The interesting engineering problem is not calling the stop API. That part takes an afternoon. The interesting part is everything around it.

I have been watching a team build this, and the workflow they ended up with is a useful artefact even if you never use their tool. The shape of it is what matters.

What sits behind one-click remediation

Five steps, and skipping any of them is how you get a 3 am incident.

1. Precondition check. Before doing anything, ask the cloud what state the resource is actually in right now. If somebody on the team manually stopped it an hour ago, the workflow stops here and reports already done. This single check is the difference between automation people trust and automation people turn off.

2. Optional approval. Some actions need a human gate.

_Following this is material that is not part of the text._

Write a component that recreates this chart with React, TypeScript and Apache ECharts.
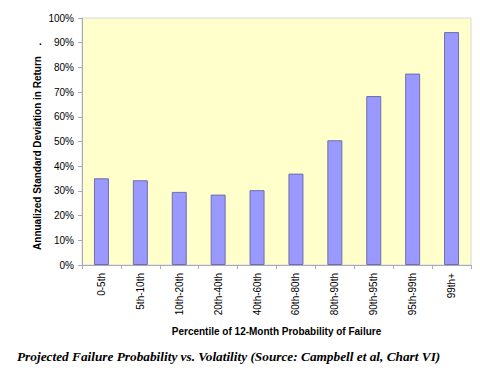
import React, { useEffect, useRef } from "react";
import * as echarts from "echarts";

const categories = ["0-5th", "5th-10th", "10th-20th", "20th-40th", "40th-60th", "60th-80th", "80th-90th", "90th-95th", "95th-99th", "99th+"];
const volatility = [35.1, 34.3, 29.6, 28.5, 30.3, 37.0, 50.5, 68.4, 77.5, 94.3];
const yTicks = [0, 10, 20, 30, 40, 50, 60, 70, 80, 90, 100];

export default function App() {
  const ref = useRef<HTMLDivElement>(null);
  useEffect(() => {
    if (!ref.current) return;
    const chart = echarts.init(ref.current, null, { renderer: "svg" });
    const font = "'Liberation Sans', Arial, sans-serif";
    chart.setOption({
      animation: false,
      backgroundColor: "#ffffff",
      grid: {
        left: 82,
        right: 9,
        top: 18,
        bottom: 107,
        show: true,
        backgroundColor: "#FFFFCC",
        borderColor: "#d8d8d8",
        borderWidth: 1,
      },
      xAxis: {
        type: "category",
        data: categories,
        boundaryGap: true,
        axisLine: { show: true, lineStyle: { color: "#a8a8c0", width: 1 } },
        axisTick: { show: true, length: 4, inside: false, alignWithLabel: false, lineStyle: { color: "#a8a8c0" } },
        axisLabel: { rotate: 90, fontSize: 10, color: "#000", fontFamily: font, margin: 8, interval: 0 },
        name: "Percentile of 12-Month Probability of Failure",
        nameLocation: "middle",
        nameGap: 61,
        nameTextStyle: { fontSize: 10, fontWeight: "bold", color: "#000", fontFamily: font },
      },
      yAxis: {
        type: "value",
        min: 0,
        max: 100,
        interval: 10,
        splitLine: { show: false },
        axisLine: { show: true, lineStyle: { color: "#a8a8c0", width: 1 } },
        axisTick: { show: true, length: 4, lineStyle: { color: "#a8a8c0" } },
        axisLabel: { fontSize: 10, color: "#000", fontFamily: font, margin: 8, formatter: (v: number) => (yTicks.includes(v) ? v + "%" : "") },
      },
      graphic: [
        {
          type: "text",
          x: 37,
          y: 153,
          rotation: Math.PI / 2,
          style: {
            text: "Annualized Standard Deviation in Return",
            font: `bold 10px ${font}`,
            fill: "#000",
            align: "center",
            verticalAlign: "middle",
          },
        },
        {
          type: "text",
          x: 39,
          y: 36,
          style: { text: ".", font: `bold 10px ${font}`, fill: "#000" },
        },
        {
          type: "text",
          x: 17,
          y: 356,
          style: {
            text: "Projected Failure Probability vs. Volatility (Source: Campbell et al, Chart VI)",
            font: "italic bold 13.3px 'Liberation Serif', 'Times New Roman', serif",
            fill: "#000",
            verticalAlign: "middle",
          },
        },
      ],
      series: [
        {
          type: "bar",
          data: volatility,
          barWidth: 15,
          itemStyle: { color: "#9999FF", borderColor: "#6f6fa8", borderWidth: 1 },
        },
      ],
    });
    return () => chart.dispose();
  }, []);
  return <div ref={ref} style={{ width: 480, height: 372, position: "absolute", left: 0, top: 0 }} />;
}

Production-tier rules, destructive operations, anything where the cost of a wrong call is worse than the cost of a slow call. The approval queues with full context: resource, savings, who initiated it, and what rule fired. An admin clicks approve or reject. Cheap actions skip this entirely.

3. Execute. Call the cloud API. Stop the EC2, pause the Synapse pool, scale the Lambda to zero. This is the boring part.

4. Validate. This is the part most tools get wrong. A 200 response from the cloud API does not mean the resource is actually stopped. The validate step polls the cloud state until it confirms the action genuinely landed. If the API said yes but the resource is still running, the workflow flags it as a system error instead of silently lying.

5. Audit. Every step, input, and result is written to a dedicated audit table. Six months from now, when someone asks who stopped the prod-adjacent Synapse pool on March 12, the answer is one query away.

The other thing worth stealing from this design is how errors get categorised. Three buckets.

User action. Permission denied, quota hit. Shows the fix with a console link.
Transient. 429s, 5xx. Gets a retry button.
System. The cloud actually broke, or the API is unsupported. Gets a diagnostic and a support contact.

The category drives the UI. Retry only shows up where retry actually makes sense. This sounds small. It is the difference between an automation surface that engineers learn to trust and one they learn to ignore.

The certification gate

One choice in this design that surprised me. Not every recommendation rule gets a Remediate button. The team ships the button only on rules that have been certified end-to-end on real cloud accounts. The certified set started at 20 rules covering stop, scale-to-zero, and pause actions across AWS, GCP, and Azure. The other rules render the recommendation card without the button.

The temptation when shipping automation is to ship it everywhere on day one. The discipline is to ship it only where you have proven the workflow handles the edge cases. A fake remediation that returns success but did not actually do anything is worse than no remediation at all, because it convinces the team that the savings are realised when they are not.

The Databases Rule

One more thing worth calling out. Customer data resources (RDS, Aurora, Cloud SQL, Elasticache, the entire Postgres and MySQL family on every cloud) are excluded from any automated action. Not as a toggle. As an allowlist that excludes them at the code level, so they cannot be passed to the executor, regardless of what the rule says. The kind of safety rail you only see in tools built by people who have personally been responsible for a database outage and refuse to be again.

What this changes

The recommended savings number on your dashboard becomes a number you can actually realise. The 20-minute ticket-and-console-hop becomes one click. The audit log behind every action means you can show the CFO not just what you saved, but who saved it, when, and how.

The interesting thing is that none of this is technically novel. Precondition, approval, execute, validate, audit. Five steps you would design on a whiteboard in an hour. The reason it matters is that almost no cost tool actually does it, and the ones that try usually skip the validation step and pretend the API response is the truth.

If you are evaluating cloud cost tools, the question to ask is not what the recommended savings number is. The question is, what happens after I click the button, and how do you know the resource is actually stopped?

That is the only number that ends up on your bill.